In this way, the economic warfare the West has waged against Iran to weaken the regime is actually amplifying the regime’s control.
Before we get to that, though, we need to take a look at why there is no hyperinflation in Iran – because what is being confused as hyperinflation by outside observers and the press right now is actually the mechanism through which Iranian leaders are tightening their grip on Iranian society.
The Iranian rial plunges
The Iranian rial has been in absolute freefall this week. Below is a chart of the currency up through Wednesday or so, when protests broke out in the money-changing centers and quotes were blacked out on currency trading websites because the plunge in the currency was so bad.
Just weeks ago, less than 25,000 rials could be exchanged for a U.S. dollar. At last check, that number is now close to 35,000:
This chart has led many observers to confuse Iran’s current situation with hyperinflation. The fact is, though, that U.S. dollars aren’t really an essential medium of exchange in the Iranian economy, and Iran still maintains control over the official exchange rate – closer to 12,000 rials per dollar – which dictates most day-to-day transactions.
The Iranian regime is thus able to channel the most pain of the sanctions in whatever direction it chooses, while avoiding any of the ramifications of the sanctions itself.
Dr. Djavad Salehi-Isfahani, a Virginia Tech economist and Brookings Institution fellow whose expertise is the Middle East, told Business Insider that “what the [Iranian] government is trying to do is make sure the targeting of sanctions goes to the rich, so that Iran’s middle class – not the lower class – becomes the victim of Western sanctions.”
The politically-important lower classes – which represent a significant amount of voters – are shielded from devaluation of the dollar because their day to day lives don’t even involve dollars.
Salehi-Isfahani told Business Insider, “The Iranian currency is very worthwhile for poor people. They go to work, they get their daily wage, they go buy their chicken and bread, and they get the same that they got the day before.”
University of Michigan social historian and Middle Eastern affairs expert Dr. Juan Cole agreed, telling Business Insider, “It’s just that you don’t pay for your eggs in Iran in dollars.”
To understand why and how the regime is using this dynamic to target and weaken the Iranian middle class, then, we need to review some basics about the Iranian economy.
How Iran’s currency system actually works
The Iranian government, up until the sanctions from the West came into forceful effect in July, was bringing in billions of U.S. dollars by selling oil to Western nations.
The sanctions, which have quashed Iranian oil exports to the West and have effectively frozen Iran out of the international financial system, have stemmed the flow of dollars into the country, but the central bank has whatever reserves it has accumulated from prior oil sales that it hasn’t already pumped into the economy (there is limited visibility on this sort of thing, so the exact amount of dollars the Iranian central bank currently possesses are a bit of an unknown).
Dr. Salehi-Isfahani explained that in other countries, foreign exchange is transacted among traders in open currency markets.
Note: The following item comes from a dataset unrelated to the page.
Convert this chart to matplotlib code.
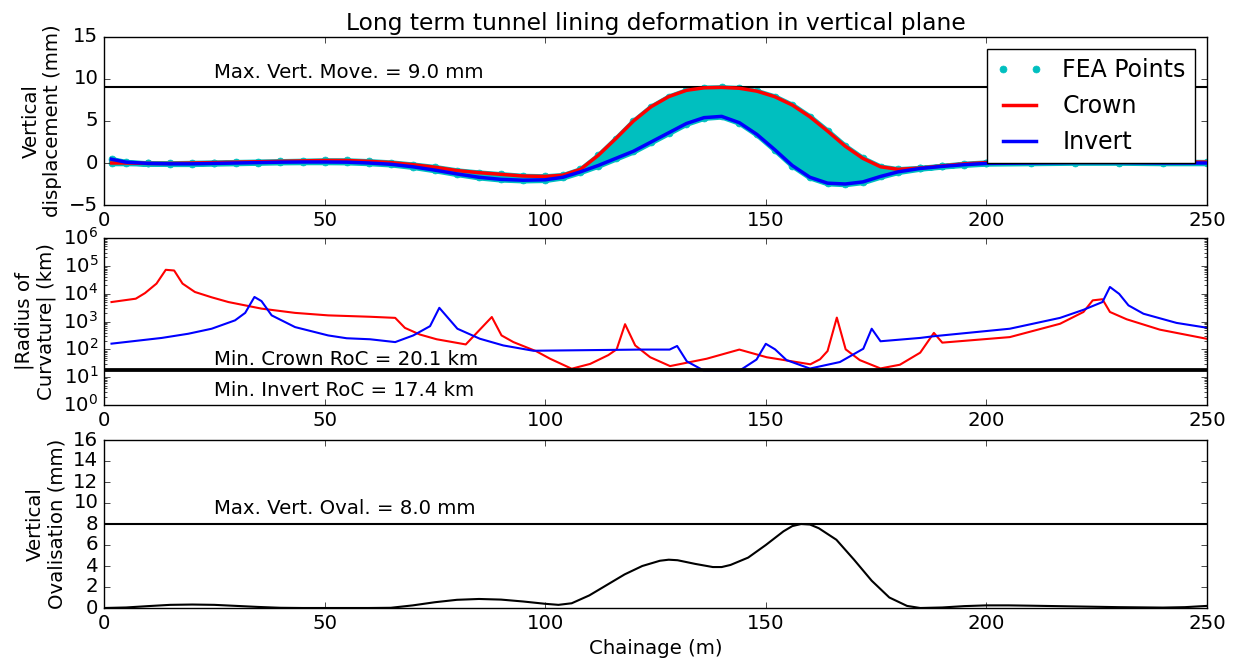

In Iran, however, the dollars are supplied to the economy from the government’s oil purse.
What this means is that Iran can effectively value the rial at whatever it wants against the dollar – at least, as long as it still has dollars.
And this is exactly what the regime does. It has the rial on what is called a “multiple exchange rate” system.
This system allows the government to subsidize the prices on certain critical items, like food, keeping them relatively affordable for the politically-important lower classes.
Salehi-Isfahani explained how this works in an article on Thursday:
Iran’s Central Bank has classified a long list of goods into categories with priorities 1 through 10, leaving it to the parallel market to take of all other needs. Priorities 1 and 2 are food and medicine, receiving foreign exchange at the official rate of 12,260 rials per dollar, followed by other categories with lower priorities, which are mostly intermediate goods used in industrial production.
That brings us to the parallel market, where dollars are freely traded based on market rates – this is where the rial has seen its plunge against the dollar in recent weeks.